What the exercise asks: Return the lines below exactly, from the first line to the line that contains "W, H = 942 - OFF, 600 - OFF". Leave out pictures.

Data block:
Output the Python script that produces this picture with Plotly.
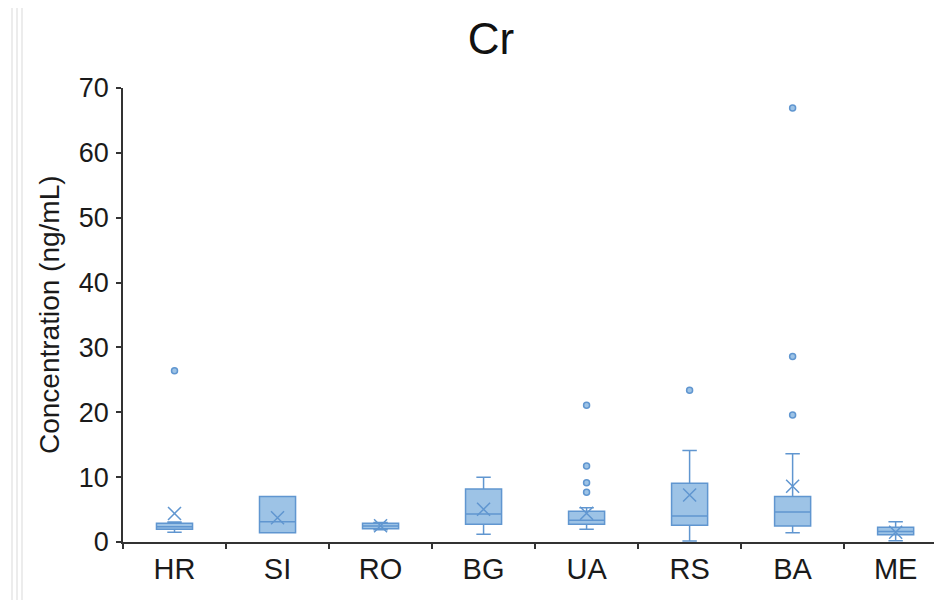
import plotly.graph_objects as go

categories = ["HR", "SI", "RO", "BG", "UA", "RS", "BA", "ME"]
q1 = [1.96, 1.43, 2.05, 2.72, 2.72, 2.57, 2.47, 1.13]
median = [2.36, 3.13, 2.45, 4.32, 3.34, 4.0, 4.63, 1.6]
q3 = [2.88, 7.0, 2.88, 8.17, 4.73, 9.05, 7.0, 2.26]
lower_whisker = [1.5, 1.43, 1.9, 1.18, 1.95, 0.15, 1.43, 0.2]
upper_whisker = [3.1, 7.0, 3.0, 10.0, 5.29, 14.1, 13.6, 3.13]
means = [4.4, 3.75, 2.5, 5.04, 4.42, 7.25, 8.6, 1.5]
outlier_cats = ["HR", "UA", "UA", "UA", "UA", "RS", "BA", "BA", "BA"]
outlier_vals = [26.4, 21.1, 11.7, 9.15, 7.66, 23.4, 66.9, 28.6, 19.6]

FILL = "#9dc3e6"
LINE = "#6096d0"
FONT = "Liberation Sans, Arial, sans-serif"

OFF = 8  # page body offset
L, T, PW, PH = 123 - OFF, 88 - OFF, 819, 454
W, H = 942 - OFF, 600 - OFF

fig = go.Figure()
fig.add_trace(go.Box(
    x=categories, q1=q1, median=median, q3=q3,
    lowerfence=lower_whisker, upperfence=upper_whisker,
    boxpoints=False, width=0.35, whiskerwidth=0.4,
    fillcolor=FILL, line=dict(color=LINE, width=1.5),
    showlegend=False, hoverinfo="skip",
))
fig.add_trace(go.Scatter(
    x=categories, y=means, mode="markers",
    marker=dict(symbol="x-thin", size=13, line=dict(color=LINE, width=1.5), color=LINE),
    showlegend=False,
))
fig.add_trace(go.Scatter(
    x=outlier_cats, y=outlier_vals, mode="markers",
    marker=dict(symbol="circle", size=6, color=FILL, line=dict(color=LINE, width=1.5)),
    showlegend=False,
))

# faint vertical lines at left edge (screenshot border)
shapes = []
for px in [12, 17, 22]:
    xp = (px - 123) / PW
    shapes.append(dict(type="line", xref="paper", yref="paper", x0=xp, x1=xp,
                       y0=-0.2, y1=1.2, line=dict(color="#ececec", width=2), layer="below"))

fig.update_layout(
    width=W, height=H,
    margin=dict(l=L, r=W - L - PW, t=T, b=H - T - PH, pad=0),
    paper_bgcolor="white", plot_bgcolor="white",
    font=dict(family=FONT, color="#1a1a1a"),
    title=dict(text="Cr", x=(491 - 123) / PW, xref="paper", xanchor="center",
               y=1 - (39 - OFF) / H, yanchor="middle", font=dict(size=44, color="#111")),
    shapes=shapes,
    annotations=[dict(text="Concentration (ng/mL)", textangle=-90, xref="paper", yref="paper",
                      x=(49 - 123) / PW, y=0.5, showarrow=False,
                      xanchor="center", yanchor="middle",
                      font=dict(size=28, color="#1a1a1a", family=FONT))],
)
fig.update_yaxes(range=[0, 70], dtick=10, showgrid=False, zeroline=False,
                 showline=True, linecolor="#333", linewidth=1.5,
                 ticks="outside", ticklen=5, tickcolor="#333", tickwidth=1.5,
                 tickfont=dict(size=27, color="#1a1a1a"), ticklabelstandoff=2)
fig.update_xaxes(type="category", categoryorder="array", categoryarray=categories,
                 range=[-0.5, 7.45], showgrid=False, zeroline=False,
                 showline=True, linecolor="#333", linewidth=1.5,
                 ticks="outside", ticklen=5, tickcolor="#333", tickwidth=1.5,
                 tickson="boundaries",
                 tickfont=dict(size=29, color="#1a1a1a"))

fig.write_html("out.html")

Output below:
Output the Python script that produces this picture with Plotly.
import plotly.graph_objects as go

categories = ["HR", "SI", "RO", "BG", "UA", "RS", "BA", "ME"]
q1 = [1.96, 1.43, 2.05, 2.72, 2.72, 2.57, 2.47, 1.13]
median = [2.36, 3.13, 2.45, 4.32, 3.34, 4.0, 4.63, 1.6]
q3 = [2.88, 7.0, 2.88, 8.17, 4.73, 9.05, 7.0, 2.26]
lower_whisker = [1.5, 1.43, 1.9, 1.18, 1.95, 0.15, 1.43, 0.2]
upper_whisker = [3.1, 7.0, 3.0, 10.0, 5.29, 14.1, 13.6, 3.13]
means = [4.4, 3.75, 2.5, 5.04, 4.42, 7.25, 8.6, 1.5]
outlier_cats = ["HR", "UA", "UA", "UA", "UA", "RS", "BA", "BA", "BA"]
outlier_vals = [26.4, 21.1, 11.7, 9.15, 7.66, 23.4, 66.9, 28.6, 19.6]

FILL = "#9dc3e6"
LINE = "#6096d0"
FONT = "Liberation Sans, Arial, sans-serif"

OFF = 8  # page body offset
L, T, PW, PH = 123 - OFF, 88 - OFF, 819, 454
W, H = 942 - OFF, 600 - OFF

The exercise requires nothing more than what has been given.